Reading his biography, it seems Mozart spent his whole life trying to find a reasonable court position, his father Leopold starting to take him around as a child of 6 hoping to impress some aristocrat to take notice of the boy. Knowing what we know of Mozart’s music now, it seems incredible that no one would have offered him a job when most of those composers who had those jobs – like his father or, more importantly, like Salieri – are today considered non-entities and rarely appear on concert programs and then, probably, only in some Mozart-oriented context.

In 1788, then, the Emperor offered him what we would consider a pittance to compose nothing more than dance music – not symphonies, not concertos, not operas, not string quartets, but strings of delightful dances for the winter season balls.

Letter to Puchberg, June 27, 1788
Thinking of budgets and life-style changes in today’s economy, Mozart, never very good at handling money (his father had always done that for him and, truth be told, kept the profits from all those childhood tours for himself), was forced to economize. Enjoying a lifestyle conducive to aristocratic Vienna, Mozart had considerable difficulties living within his means and he began writing a series of letters which make pitiful reading, especially to Michael Puchberg (whom he probably met at the masonic lodge), begging for loans. Starting in the summer of 1788, Puchberg loaned him 1,450 florins over the next three years, 1,000 of which were still outstanding when Mozart died.

In December, 1787, the Mozarts moved into a more economical apartment. Their fourth child, a daughter, Theresia, was born a few days after Christmas. But in June of 1788, a month after Don Giovanni failed to attract much attention in its Viennese premiere, Theresia died 12 days after they’d moved to a cheaper neighborhood in the suburb of Alsergrund (now part of central Vienna) which, curiously, is where Schubert would be born in 1797 and where Beethoven would die in 1827.

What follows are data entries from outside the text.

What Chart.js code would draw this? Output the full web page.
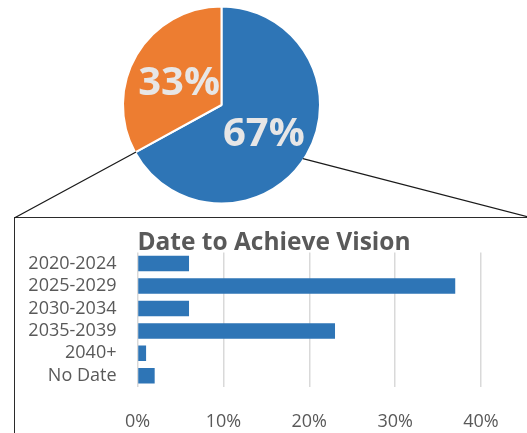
<!DOCTYPE html>
<html>
<head>
<meta charset="utf-8">
<script src="https://cdn.jsdelivr.net/npm/chart.js@4"></script>
<style>
  html, body { margin: 0; padding: 0; background: #fff; overflow: hidden; }
  body { width: 527px; height: 433px; position: relative; }
  #box { position: absolute; left: 14px; top: 217px; width: 518px; height: 240px;
         border: 1.5px solid #2b2b2b; box-sizing: border-box; }
  #barWrap { position: absolute; left: 15px; top: 218px; width: 518px; height: 215px; }
  #pieWrap { position: absolute; left: 0; top: 0; width: 527px; height: 433px; pointer-events: none; }
</style>
</head>
<body>
<div id="box"></div>
<div id="barWrap"><canvas id="barChart"></canvas></div>
<div id="pieWrap"><canvas id="pieChart"></canvas></div>
<script>
// pie: share with a target date vs. without
var pieValues = [67, 33];
var pieColors = ['#2e75b6', '#ed7d31'];

// bar of pie: date to achieve vision (%)
var barCategories = ['2020-2024', '2025-2029', '2030-2034', '2035-2039', '2040+', 'No Date'];
var barValues = [6, 37, 6, 23, 1, 2];
var xTicks = [0, 10, 20, 30, 40];

var fontFamily = '"Open Sans", "Noto Sans", sans-serif';
var grey = '#595959';

// labels inside pie slices
var pieLabels = {
    id: 'pieLabels',
    afterDatasetsDraw: function(chart) {
        var ctx = chart.ctx;
        var meta = chart.getDatasetMeta(0);
        var total = pieValues.reduce(function(a, b) { return a + b; }, 0);
        ctx.save();
        ctx.font = 'bold 40px ' + fontFamily;
        ctx.fillStyle = '#e7e6e6';
        ctx.textAlign = 'center';
        ctx.textBaseline = 'alphabetic';
        meta.data.forEach(function(arc, i) {
            var p = arc.getCenterPoint();
            // baseline set so the digits sit centred on the slice point
            ctx.fillText(Math.round(pieValues[i] / total * 100) + '%', p.x, p.y + 15.5);
        });
        ctx.restore();
    }
};

// connector lines from pie to the bar box
var connectors = {
    id: 'connectors',
    afterDraw: function(chart) {
        var ctx = chart.ctx;
        var arc = chart.getDatasetMeta(0).data[0];
        var box = document.getElementById('box');
        var bx = box.offsetLeft + 0.75, by = box.offsetTop + 0.75;
        var r = arc.outerRadius - 1;
        var a1 = arc.endAngle;
        var a2 = 33.4 * Math.PI / 180;
        ctx.save();
        ctx.strokeStyle = '#1a1a1a';
        ctx.lineWidth = 1.3;
        ctx.beginPath();
        ctx.moveTo(arc.x + r * Math.cos(a1), arc.y + r * Math.sin(a1));
        ctx.lineTo(bx, by);
        ctx.moveTo(arc.x + r * Math.cos(a2), arc.y + r * Math.sin(a2));
        ctx.lineTo(bx + box.offsetWidth - 1.5, by);
        ctx.stroke();
        ctx.restore();
    }
};

new Chart(document.getElementById('pieChart').getContext('2d'), {
    type: 'pie',
    data: {
        labels: ['Date set', 'No date'],
        datasets: [{
            data: pieValues,
            backgroundColor: pieColors,
            borderColor: '#ffffff',
            borderWidth: 2
        }]
    },
    options: {
        responsive: true,
        maintainAspectRatio: false,
        animation: false,
        radius: 98.5,
        layout: { padding: { left: 0, top: 0, right: 84, bottom: 223 } },
        plugins: {
            legend: { display: false },
            tooltip: { enabled: false }
        }
    },
    plugins: [pieLabels, connectors]
});

new Chart(document.getElementById('barChart').getContext('2d'), {
    type: 'bar',
    data: {
        labels: barCategories,
        datasets: [{
            data: barValues,
            backgroundColor: '#2e75b6',
            categoryPercentage: 1,
            barPercentage: 0.69
        }]
    },
    options: {
        indexAxis: 'y',
        responsive: true,
        maintainAspectRatio: false,
        animation: false,
        layout: { padding: 0 },
        scales: {
            x: {
                min: 0,
                max: 40,
                afterBuildTicks: function(scale) {
                    scale.ticks = xTicks.map(function(v) { return { value: v }; });
                },
                afterFit: function(scale) { scale.height = 46; },
                grid: { color: '#d9d9d9', lineWidth: 1.5, drawTicks: false },
                border: { display: false },
                ticks: {
                    padding: 24,
                    color: grey,
                    font: { family: fontFamily, size: 18 },
                    callback: function(v) { return v + '%'; }
                }
            },
            y: {
                afterFit: function(scale) { scale.width = 122.5; },
                grid: { display: false, drawTicks: false },
                border: { display: false },
                ticks: {
                    autoSkip: false,
                    padding: 21,
                    color: grey,
                    font: { family: fontFamily, size: 18 }
                }
            },
            // empty right-hand gutter so the title stays centred on the box
            gutter: {
                type: 'category',
                position: 'right',
                afterFit: function(scale) { scale.width = 52; },
                grid: { display: false, drawTicks: false },
                border: { display: false },
                ticks: { display: false }
            }
        },
        plugins: {
            legend: { display: false },
            tooltip: { enabled: false },
            title: {
                display: true,
                text: 'Date to Achieve Vision',
                color: grey,
                font: { family: fontFamily, size: 24.5, weight: 'bold', lineHeight: 0.75 },
                padding: { top: 16, bottom: 0 }
            }
        }
    }
});
</script>
</body>
</html>
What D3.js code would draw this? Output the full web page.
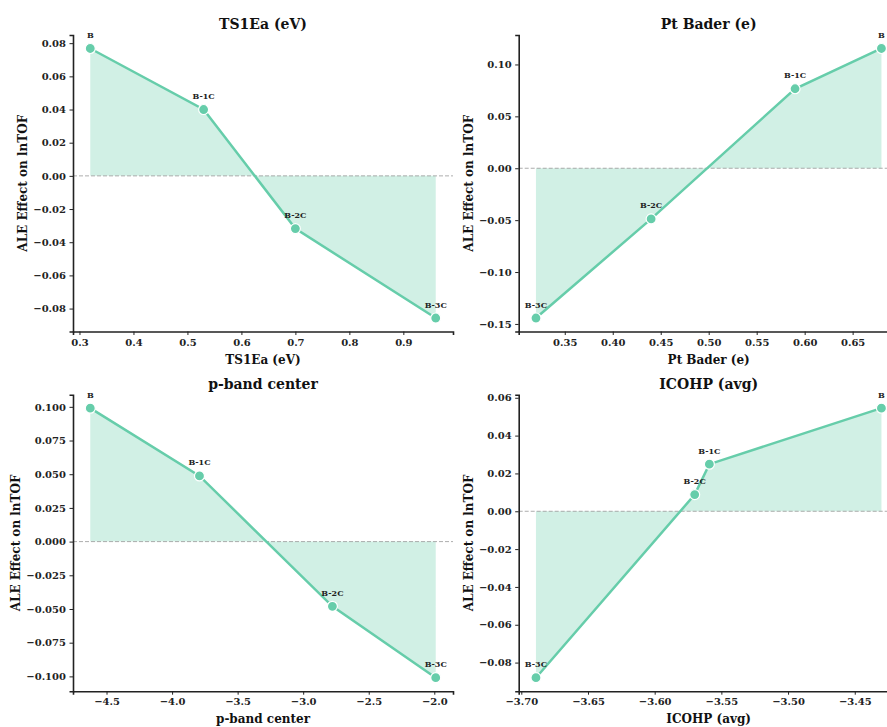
<!DOCTYPE html>
<html>
<head>
<meta charset="utf-8">
<script src="https://cdn.jsdelivr.net/npm/d3@7"></script>
<style>
  body { margin: 0; background: #fff; }
  svg { display: block; font-family: 'DejaVu Serif', serif; font-weight: bold; }
</style>
</head>
<body>
<div id="chart"></div>
<script>
// structures, same order in every panel
const categories = ['B', 'B-1C', 'B-2C', 'B-3C'];

const ts1eaX = [0.32, 0.53, 0.70, 0.96];
const ts1eaY = [0.0768, 0.0400, -0.0318, -0.0857];
const ts1eaXTicks = [0.3, 0.4, 0.5, 0.6, 0.7, 0.8, 0.9];
const ts1eaYTicks = [-0.08, -0.06, -0.04, -0.02, 0.00, 0.02, 0.04, 0.06, 0.08];

const baderX = [0.68, 0.59, 0.44, 0.32];
const baderY = [0.1154, 0.0766, -0.0488, -0.1443];
const baderXTicks = [0.35, 0.40, 0.45, 0.50, 0.55, 0.60, 0.65];
const baderYTicks = [-0.15, -0.10, -0.05, 0.00, 0.05, 0.10];

const pbandX = [-4.624, -3.791, -2.777, -1.989];
const pbandY = [0.0990, 0.0487, -0.0480, -0.1010];
const pbandXTicks = [-4.5, -4.0, -3.5, -3.0, -2.5, -2.0];
const pbandYTicks = [-0.100, -0.075, -0.050, -0.025, 0.000, 0.025, 0.050, 0.075, 0.100];

const icohpX = [-3.430, -3.559, -3.570, -3.689];
const icohpY = [0.0545, 0.0249, 0.0088, -0.0880];
const icohpXTicks = [-3.70, -3.65, -3.60, -3.55, -3.50, -3.45];
const icohpYTicks = [-0.08, -0.06, -0.04, -0.02, 0.00, 0.02, 0.04, 0.06];

const panels = [
  { title: 'TS1Ea (eV)', xs: ts1eaX, ys: ts1eaY, xt: ts1eaXTicks, yt: ts1eaYTicks, xf: '.1f', yf: '.2f', left: 73, top: 35 },
  { title: 'Pt Bader (e)', xs: baderX, ys: baderY, xt: baderXTicks, yt: baderYTicks, xf: '.2f', yf: '.2f', left: 518.7, top: 35 },
  { title: 'p-band center', xs: pbandX, ys: pbandY, xt: pbandXTicks, yt: pbandYTicks, xf: '.1f', yf: '.3f', left: 73, top: 394.7 },
  { title: 'ICOHP (avg)', xs: icohpX, ys: icohpY, xt: icohpXTicks, yt: icohpYTicks, xf: '.2f', yf: '.2f', left: 518.7, top: 394.7 }
];

const width = 887, height = 727;
const axW = 380, axH = 296.5;
const green = '#66cdaa';
const ink = '#222';

const svg = d3.select('#chart').append('svg')
  .attr('width', width)
  .attr('height', height);

// matplotlib style 5% margins
function padded(vals) {
  const [lo, hi] = d3.extent(vals);
  const m = (hi - lo) * 0.05;
  return [lo - m, hi + m];
}

panels.forEach(p => {
  const pts = p.xs.map((x, i) => ({ x: x, y: p.ys[i], name: categories[i] }))
    .sort((a, b) => a.x - b.x);

  const x = d3.scaleLinear().domain(padded(p.xs)).range([0, axW]);
  const y = d3.scaleLinear().domain(padded(p.ys)).range([axH, 0]);

  const g = svg.append('g')
    .attr('transform', `translate(${p.left},${p.top})`);

  g.append('path')
    .datum(pts)
    .attr('fill', green)
    .attr('fill-opacity', 0.3)
    .attr('d', d3.area().x(d => x(d.x)).y0(y(0)).y1(d => y(d.y)));

  g.append('line')
    .attr('x1', 0).attr('x2', axW)
    .attr('y1', y(0)).attr('y2', y(0))
    .attr('stroke', '#999')
    .attr('stroke-opacity', 0.8)
    .attr('stroke-width', 1)
    .attr('stroke-dasharray', '4,2');

  g.append('path')
    .datum(pts)
    .attr('fill', 'none')
    .attr('stroke', green)
    .attr('stroke-width', 2.5)
    .attr('d', d3.line().x(d => x(d.x)).y(d => y(d.y)));

  g.selectAll('.dot')
    .data(pts)
    .enter().append('circle')
    .attr('class', 'dot')
    .attr('cx', d => x(d.x))
    .attr('cy', d => y(d.y))
    .attr('r', 5)
    .attr('fill', green)
    .attr('stroke', '#fff')
    .attr('stroke-width', 1.2);

  g.selectAll('.lbl')
    .data(pts)
    .enter().append('text')
    .attr('class', 'lbl')
    .attr('x', d => x(d.x))
    .attr('y', d => y(d.y) - 10.5)
    .attr('text-anchor', 'middle')
    .attr('font-size', 8)
    .attr('fill', ink)
    .text(d => d.name);

  const xAxisG = g.append('g')
    .attr('transform', `translate(0,${axH})`)
    .call(d3.axisBottom(x).tickValues(p.xt).tickFormat(d3.format(p.xf)).tickSizeOuter(0).tickSize(3.5).tickPadding(3.5));

  const yAxisG = g.append('g')
    .call(d3.axisLeft(y).tickValues(p.yt).tickFormat(d3.format(p.yf)).tickSizeOuter(0).tickSize(3.5).tickPadding(3.5));

  [xAxisG, yAxisG].forEach(a => {
    a.select('.domain').attr('stroke', ink).attr('stroke-width', 1.6);
    a.selectAll('.tick line').attr('stroke', ink).attr('stroke-width', 1);
    a.selectAll('.tick text')
      .attr('fill', ink)
      .style('font-family', 'DejaVu Serif')
      .style('font-weight', 'bold')
      .style('font-size', '10px');
  });

  g.append('text')
    .attr('x', axW / 2)
    .attr('y', -6)
    .attr('text-anchor', 'middle')
    .attr('font-size', 14)
    .attr('fill', '#111')
    .text(p.title);

  g.append('text')
    .attr('x', axW / 2)
    .attr('y', axH + 32)
    .attr('text-anchor', 'middle')
    .attr('font-size', 12)
    .attr('fill', '#111')
    .text(p.title);

  const yb = yAxisG.node().getBBox();
  g.append('text')
    .attr('transform', `translate(${yb.x - 6},${axH / 2}) rotate(-90)`)
    .attr('text-anchor', 'middle')
    .attr('font-size', 12)
    .attr('fill', '#111')
    .text('ALE Effect on lnTOF');
});
</script>
</body>
</html>
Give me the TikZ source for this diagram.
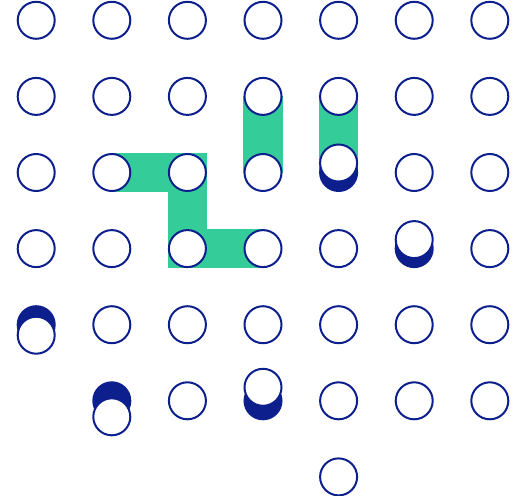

So, if we add the reality of Mozart’s Life to the list of works he composed that summer:

May 7: Don Giovanni opens in Vienna (though it plays for 15 performances, it is basically a flop)
June 17: Mozart moves to a cheaper apartment in the Alsergrund suburb
June 17: Mozart writes a letter to Puchberg asking for a loan of 1- or 2,000 florins (Puchberg sends him 200 florins, barely enough to cover the back-rent)
June 26: Mozart completes the Symphony No. 39 in E-flat, K.543
June 27: Mozart writes another, more insistent letter to Puchberg (see photograph, above), asking for a more substantial sum on a longer-term loan
June 29: daughter Theresia dies at the age of 6 months
Early July: Mozart visits a pawnbroker
July 25: Mozart completes the Symphony No. 40 in G Minor, K.550
Late July: last of this summer’s series of letters to Puchberg – at least, no others have survived 
Aug 10: Mozart complete the Symphony No. 41 in C Major, K.551, the “Jupiter”

It seems Mozart was planning a series of concerts that fall at a Viennese casino – there being no actual concert halls open to the public as we think of concert venues today – and perhaps these three symphonies were intended for them. He even sent Puchberg two tickets for the series. The concerts brought in 450 florins but the symphonies, so far as we can tell, were not performed there. Some sources indicate the concerts themselves did not take place (or were not successful) for lack of interest – in other words, poor ticket sales.

It is important to realize that, considering the few opportunities concert artists had to earn money from performing in public then, after this summer of 1788 Mozart presented no more public concerts of his own music in Vienna and wrote no more symphonies or piano concertos until the last piano concerto was premiered in 1791 at another musician’s benefit concert.